3.2 En l'espèce, il ne sera pas revenu sur les considérations relatives au caractère exécutoire du jugement JTBL/1200/2017 du 21 décembre 2017, ni sur le fait qu'il s'agit d'un jugement d'évacuation, comme retenu ci-avant.

Pour le surplus, la recourante n'a pas rendu vraisemblable, à ce stade, une violation de l'art. 341 al. 3 CPC, pour les motifs développés au considérant 2.6 supra.
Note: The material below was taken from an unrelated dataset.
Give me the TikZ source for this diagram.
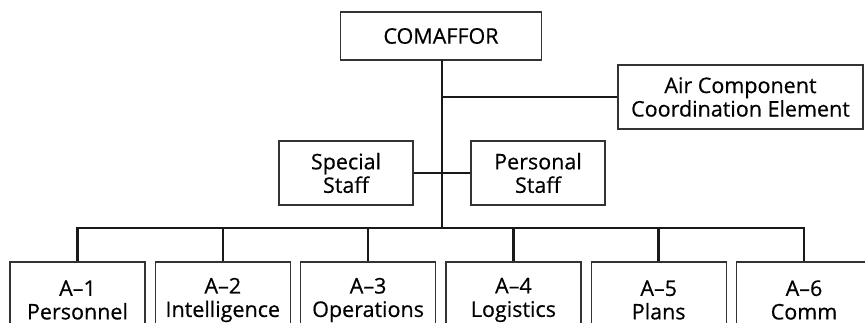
\documentclass[tikz,border=0pt]{standalone}
\usepackage{fontspec}
\setmainfont{Open Sans}[FakeBold=0.5,AutoFakeBold=0.5]
\begin{document}
\begin{tikzpicture}[x=1pt,y=-1pt,
  box/.style={draw=black!80, line width=1.2pt, align=center, inner sep=0pt,
    font=\fontsize{21.5}{23.5}\selectfont\bfseries, text=black},
  conn/.style={draw=black!90, line width=2.6pt, line join=miter}]
\useasboundingbox (0,0) rectangle (865,322);
\clip (0,0) rectangle (865,322);
\node[box, minimum width=201, minimum height=48] (com) at (441,36) {COMAFFOR};
\node[box, minimum width=245, minimum height=64] (acce) at (740.5,97) {Air Component\\Coordination Element};
\node[box, minimum width=134, minimum height=64] (spec) at (346,173) {Special\\Staff};
\node[box, minimum width=134, minimum height=64] (pers) at (538,173) {Personal\\Staff};
\node[box, minimum width=135, minimum height=76] (a1) at (77.5,300) {A–1\\Personnel};
\node[box, minimum width=135, minimum height=76] (a2) at (222.8,300) {A–2\\Intelligence};
\node[box, minimum width=135, minimum height=76] (a3) at (368.1,300) {A–3\\Operations};
\node[box, minimum width=135, minimum height=76] (a4) at (513.4,300) {A–4\\Logistics};
\node[box, minimum width=135, minimum height=76] (a5) at (658.7,300) {A–5\\Plans};
\node[box, minimum width=135, minimum height=76] (a6) at (804,300) {A–6\\Comm};
\coordinate (bus) at (442,228);
\coordinate (top) at (442,60);
\draw[conn] (top) -- (bus);
\draw[conn] (top |- acce.west) -- (acce.west);
\draw[conn] (spec.east) -- (pers.west);
\draw[conn] (a1.north) -- (a1.north |- bus) -- (a6.north |- bus) -- (a6.north);
\foreach \i in {2,3,4,5}{\draw[conn] (a\i.north |- bus) -- (a\i.north);}
\end{tikzpicture}
\end{document}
La recourante n'a ainsi, prima facie, par rendu vraisemblable être titulaire d'un droit.

Ainsi, sous l'angle de la vraisemblance, les chances de succès du recours sont douteuses.

4. La procédure est gratuite (ATF 139 III 182 consid. 2.6).

* * * * *


PAR CES MOTIFS,
La Chambre des baux et loyers :

Statuant sur mesures conservatoires et sur mesures superprovisionnelles :

Rejette les conclusions formées par A______ SA en prononcé de mesures conservatoires et de mesures superprovisionnelles en suspension provisoire de l'exécution du jugement JTBL/1200/2017 rendu le 21 décembre 2017 par le Tribunal des baux et loyers dans la cause C/1______/2017.

Siégeant :

Madame Nathalie LANDRY-BARTHE, présidente; Madame Joëlle DEBONNEVILLE, greffière.

 

La présidente :

Nathalie LANDRY-BARTHE

 

La greffière :

Joëlle DEBONNEVILLE

 

 

 

Indication des voies de recours :

 

Le Tribunal fédéral connaît des recours constitutionnels subsidiaires; la qualité et les autres conditions pour interjeter recours sont déterminées par les art. 113 à 119 et 90 ss LTF. Le recours motivé doit être formé dans les trente jours qui suivent la notification de l'expédition complète de l'arrêt attaqué. L'art. 119 al. 1 LTF prévoit que si une partie forme un recours ordinaire et un recours constitutionnel, elle doit déposer les deux recours dans un seul mémoire.

 

Le recours doit être adressé au Tribunal fédéral, 1000 Lausanne.